Problem statement: Retype the opening lines of the listing below, ending with the line that contains "plt.rcParams['font.family'] = ['Noto", and leave out any pictures.

Material:
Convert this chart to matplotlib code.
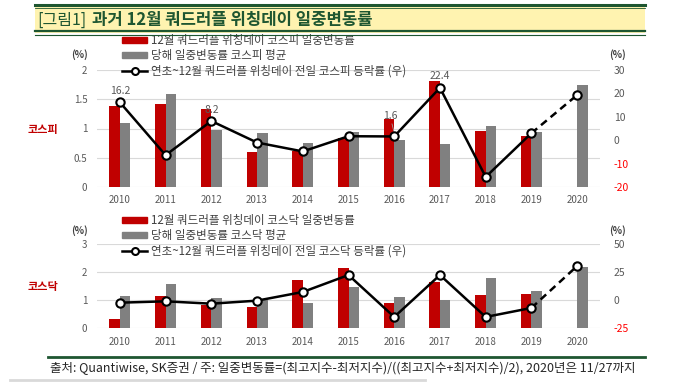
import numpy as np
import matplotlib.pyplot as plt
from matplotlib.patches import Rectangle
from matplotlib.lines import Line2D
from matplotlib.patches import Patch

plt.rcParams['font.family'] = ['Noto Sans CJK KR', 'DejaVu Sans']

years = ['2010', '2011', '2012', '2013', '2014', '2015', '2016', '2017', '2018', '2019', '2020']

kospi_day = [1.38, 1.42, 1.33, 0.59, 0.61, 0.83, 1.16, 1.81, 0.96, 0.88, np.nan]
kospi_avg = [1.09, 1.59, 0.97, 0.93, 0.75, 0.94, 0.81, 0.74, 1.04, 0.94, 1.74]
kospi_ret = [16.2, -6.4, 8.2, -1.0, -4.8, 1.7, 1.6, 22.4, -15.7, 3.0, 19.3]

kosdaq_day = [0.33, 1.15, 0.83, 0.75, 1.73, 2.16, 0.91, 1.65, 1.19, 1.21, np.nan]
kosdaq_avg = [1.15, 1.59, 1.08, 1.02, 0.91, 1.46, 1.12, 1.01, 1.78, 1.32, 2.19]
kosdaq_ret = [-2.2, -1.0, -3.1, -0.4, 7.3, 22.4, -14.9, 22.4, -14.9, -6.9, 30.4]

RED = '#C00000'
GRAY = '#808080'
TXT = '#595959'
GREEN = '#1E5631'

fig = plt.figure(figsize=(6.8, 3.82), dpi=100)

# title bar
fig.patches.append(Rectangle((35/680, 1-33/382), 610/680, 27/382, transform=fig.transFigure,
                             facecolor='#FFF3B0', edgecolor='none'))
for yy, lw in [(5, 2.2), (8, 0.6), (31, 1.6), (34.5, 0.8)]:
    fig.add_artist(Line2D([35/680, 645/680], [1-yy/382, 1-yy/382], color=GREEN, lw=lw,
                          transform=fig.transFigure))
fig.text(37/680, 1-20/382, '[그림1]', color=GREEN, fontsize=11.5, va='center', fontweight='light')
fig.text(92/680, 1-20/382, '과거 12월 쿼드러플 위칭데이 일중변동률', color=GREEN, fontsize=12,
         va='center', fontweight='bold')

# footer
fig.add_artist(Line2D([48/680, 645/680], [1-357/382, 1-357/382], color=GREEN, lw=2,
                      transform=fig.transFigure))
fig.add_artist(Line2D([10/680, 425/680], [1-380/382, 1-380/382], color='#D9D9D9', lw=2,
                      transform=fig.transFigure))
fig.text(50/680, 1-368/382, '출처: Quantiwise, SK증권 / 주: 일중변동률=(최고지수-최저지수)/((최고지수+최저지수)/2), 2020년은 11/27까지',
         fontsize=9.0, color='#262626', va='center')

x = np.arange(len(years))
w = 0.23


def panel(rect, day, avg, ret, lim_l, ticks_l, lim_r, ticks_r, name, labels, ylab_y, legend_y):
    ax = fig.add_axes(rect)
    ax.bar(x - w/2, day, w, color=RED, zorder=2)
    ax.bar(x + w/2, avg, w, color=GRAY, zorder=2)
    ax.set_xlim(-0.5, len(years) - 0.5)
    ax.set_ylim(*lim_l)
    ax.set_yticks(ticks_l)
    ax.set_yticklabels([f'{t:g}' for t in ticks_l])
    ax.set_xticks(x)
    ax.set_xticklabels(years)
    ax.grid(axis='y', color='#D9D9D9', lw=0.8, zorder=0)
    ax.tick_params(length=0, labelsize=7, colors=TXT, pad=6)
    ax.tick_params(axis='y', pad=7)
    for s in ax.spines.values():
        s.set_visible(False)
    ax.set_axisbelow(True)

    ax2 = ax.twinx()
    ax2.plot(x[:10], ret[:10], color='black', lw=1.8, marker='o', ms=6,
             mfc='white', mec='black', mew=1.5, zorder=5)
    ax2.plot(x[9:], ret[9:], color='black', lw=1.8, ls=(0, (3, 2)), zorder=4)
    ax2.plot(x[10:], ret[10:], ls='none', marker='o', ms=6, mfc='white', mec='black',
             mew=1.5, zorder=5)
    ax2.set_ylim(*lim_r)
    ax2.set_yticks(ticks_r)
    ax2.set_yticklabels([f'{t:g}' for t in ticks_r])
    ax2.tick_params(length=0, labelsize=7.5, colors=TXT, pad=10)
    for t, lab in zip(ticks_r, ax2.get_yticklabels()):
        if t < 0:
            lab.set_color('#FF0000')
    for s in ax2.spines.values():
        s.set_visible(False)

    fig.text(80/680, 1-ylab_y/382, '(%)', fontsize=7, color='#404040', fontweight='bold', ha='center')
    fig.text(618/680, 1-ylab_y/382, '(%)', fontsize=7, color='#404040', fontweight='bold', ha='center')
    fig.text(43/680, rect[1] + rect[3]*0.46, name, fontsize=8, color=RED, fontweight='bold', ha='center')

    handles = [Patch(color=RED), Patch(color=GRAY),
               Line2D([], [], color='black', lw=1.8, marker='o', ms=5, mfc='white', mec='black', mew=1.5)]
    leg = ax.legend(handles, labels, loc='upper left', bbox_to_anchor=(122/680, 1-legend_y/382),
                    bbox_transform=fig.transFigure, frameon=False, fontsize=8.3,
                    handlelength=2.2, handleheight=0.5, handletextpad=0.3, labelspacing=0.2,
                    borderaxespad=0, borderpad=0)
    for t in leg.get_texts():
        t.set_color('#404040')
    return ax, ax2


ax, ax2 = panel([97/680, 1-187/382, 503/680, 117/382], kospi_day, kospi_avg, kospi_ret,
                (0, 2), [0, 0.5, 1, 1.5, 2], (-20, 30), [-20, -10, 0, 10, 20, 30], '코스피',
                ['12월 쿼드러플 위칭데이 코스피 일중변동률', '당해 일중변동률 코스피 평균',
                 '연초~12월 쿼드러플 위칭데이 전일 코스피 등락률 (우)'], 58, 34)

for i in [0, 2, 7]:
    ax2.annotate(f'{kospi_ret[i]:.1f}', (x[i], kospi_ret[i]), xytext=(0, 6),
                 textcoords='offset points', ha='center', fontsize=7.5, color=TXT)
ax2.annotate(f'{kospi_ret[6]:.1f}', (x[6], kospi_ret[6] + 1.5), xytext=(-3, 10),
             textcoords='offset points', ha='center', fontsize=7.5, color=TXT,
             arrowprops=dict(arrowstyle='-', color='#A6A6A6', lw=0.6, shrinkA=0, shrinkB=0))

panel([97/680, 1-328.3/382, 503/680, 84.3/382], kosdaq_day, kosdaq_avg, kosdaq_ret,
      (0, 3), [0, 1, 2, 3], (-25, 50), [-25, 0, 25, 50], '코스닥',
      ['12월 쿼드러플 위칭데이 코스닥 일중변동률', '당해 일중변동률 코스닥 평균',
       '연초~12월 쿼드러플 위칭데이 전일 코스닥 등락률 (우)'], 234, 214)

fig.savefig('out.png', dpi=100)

Response to the task:
Convert this chart to matplotlib code.
import numpy as np
import matplotlib.pyplot as plt
from matplotlib.patches import Rectangle
from matplotlib.lines import Line2D
from matplotlib.patches import Patch

plt.rcParams['font.family'] = ['Noto Sans CJK KR', 'DejaVu Sans']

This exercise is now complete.